Work instructions: Go through the records line by line and work out how many lines hold the word "chart". Answer with the number only.

Stored items:
■ ■ ■ ■ ■ ■ ■

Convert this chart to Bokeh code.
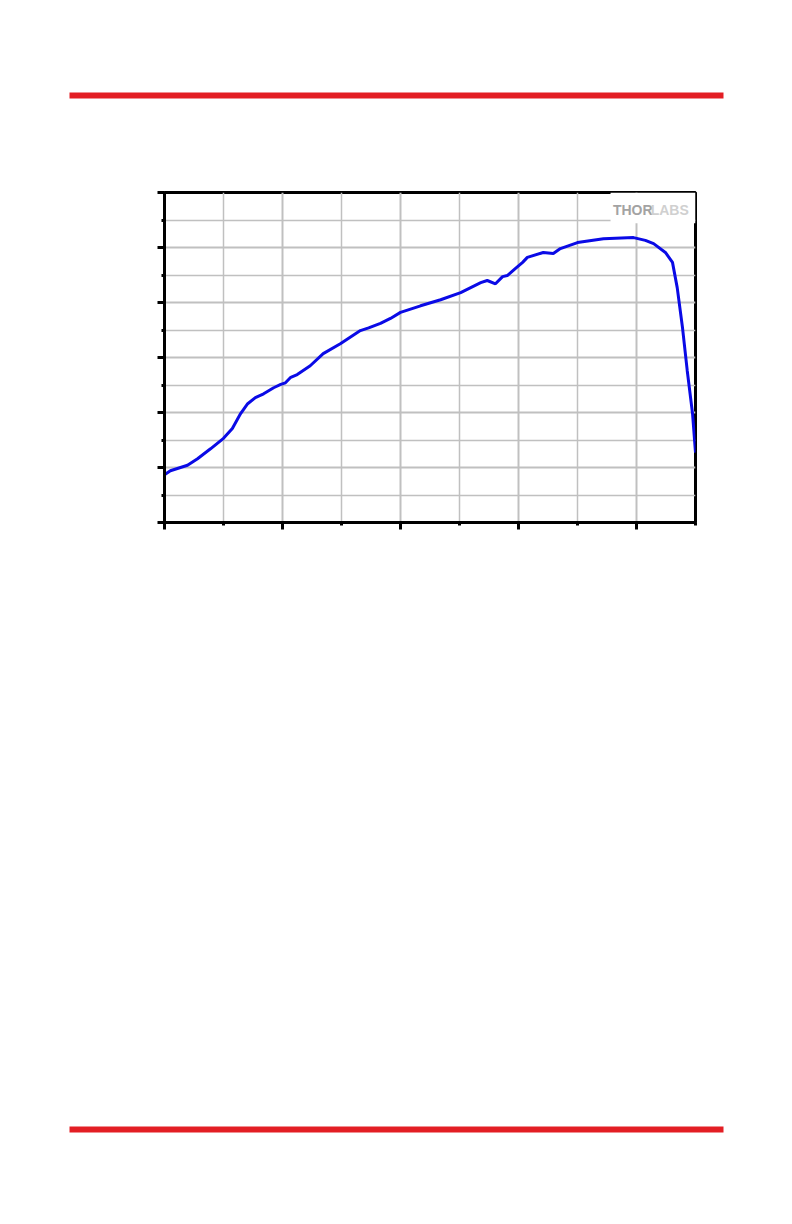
from bokeh.plotting import figure
from bokeh.models import Range1d, FixedTicker
from bokeh.embed import file_html
from bokeh.resources import INLINE
from bokeh.core.properties import value

# ---- data (axis units are unlabeled in the reference) ----
x_vals = [0, 10, 39, 56, 78, 100, 115, 129, 141, 154, 168, 185, 197, 205, 214, 225,
          247, 269, 298, 332, 346, 366, 383, 400, 434, 468, 502, 536, 547, 561, 573,
          581, 595, 607, 615, 642, 659, 671, 700, 744, 795, 815, 829, 849, 861, 869,
          878, 886, 895, 900]
y_vals = [8.7, 9.4, 10.4, 11.6, 13.4, 15.3, 17.1, 19.8, 21.6, 22.7, 23.4, 24.5, 25.1,
          25.4, 26.4, 26.9, 28.5, 30.7, 32.5, 34.9, 35.4, 36.2, 37.1, 38.2, 39.4, 40.5,
          41.8, 43.6, 44.0, 43.4, 44.7, 44.9, 46.2, 47.3, 48.2, 49.1, 48.9, 49.8, 50.9,
          51.6, 51.8, 51.3, 50.7, 49.1, 47.3, 42.7, 35.4, 27.6, 19.8, 12.7]
x_major_ticks = [0, 200, 400, 600, 800]
x_minor_ticks = [100, 300, 500, 700, 900]
y_major_ticks = [0, 10, 20, 30, 40, 50, 60]
y_minor_ticks = [5, 15, 25, 35, 45, 55]
logo_words = ["THOR", "LABS"]

RED = "#e31e24"
GRID = "#c0c0c0"


def bar_fig(height, bar_top, bar_bottom):
    f = figure(width=776, height=height, x_range=Range1d(0, 776),
               y_range=Range1d(height, 0), output_backend="svg",
               toolbar_location=None, min_border=0)
    f.axis.visible = False
    f.grid.visible = False
    f.outline_line_color = None
    f.quad(left=[69], right=[723], top=[bar_top], bottom=[bar_bottom],
           fill_color=RED, line_color=None)
    return f


top = bar_fig(108, 92, 98)

p = figure(width=776, height=452, x_range=Range1d(0, 900), y_range=Range1d(0, 60),
           output_backend="svg", toolbar_location=None,
           min_border_left=164, min_border_right=81, min_border_top=84,
           min_border_bottom=38)
p.outline_line_color = "black"
p.outline_line_width = 3

p.xaxis.ticker = FixedTicker(ticks=x_major_ticks, minor_ticks=x_minor_ticks)
p.yaxis.ticker = FixedTicker(ticks=y_major_ticks, minor_ticks=y_minor_ticks)
for ax in (p.xaxis, p.yaxis):
    ax.axis_line_color = "black"
    ax.axis_line_width = 3
    ax.major_tick_line_color = "black"
    ax.major_tick_line_width = 3
    ax.major_tick_out = 7
    ax.major_tick_in = 0
    ax.minor_tick_line_color = "black"
    ax.minor_tick_line_width = 3
    ax.minor_tick_out = 3
    ax.minor_tick_in = 0
    ax.major_label_text_color = None

for g in (p.xgrid, p.ygrid):
    g.grid_line_color = GRID
    g.grid_line_width = 2
    g.minor_grid_line_color = GRID
    g.minor_grid_line_width = 1.5

# logo with white backing box
p.quad(left=[756], right=[900], bottom=[54.4], top=[60], fill_color="white",
       line_color=None)
p.text(x=[760], y=[56.9], text=[logo_words[0]], text_font=value("Liberation Sans"),
       text_font_style="bold", text_font_size="14px", text_color="#a3a3a3",
       text_baseline="alphabetic", text_align="left")
p.text(x=[824], y=[56.9], text=[logo_words[1]], text_font=value("Liberation Sans"),
       text_font_style="bold", text_font_size="14px", text_color="#d0d0d0",
       text_baseline="alphabetic", text_align="left")

p.line(x_vals, y_vals, line_color="#0a0ae6", line_width=3)

bottom = bar_fig(588, 566, 572)

open("out.html", "w").write(file_html([top, p, bottom], INLINE))
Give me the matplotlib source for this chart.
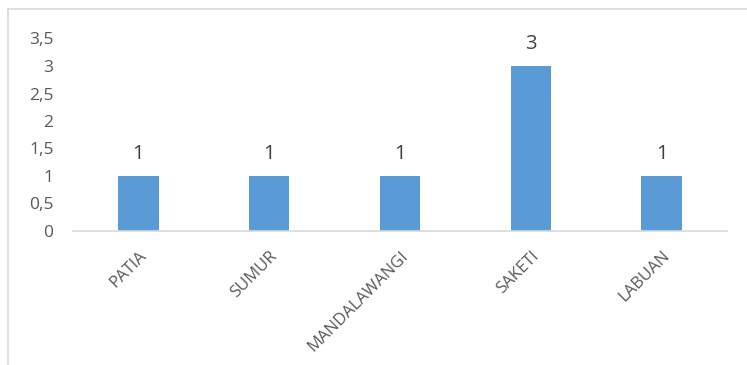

■ ■ ■ ■ ■ ■ ■

Reply to the exercise: 2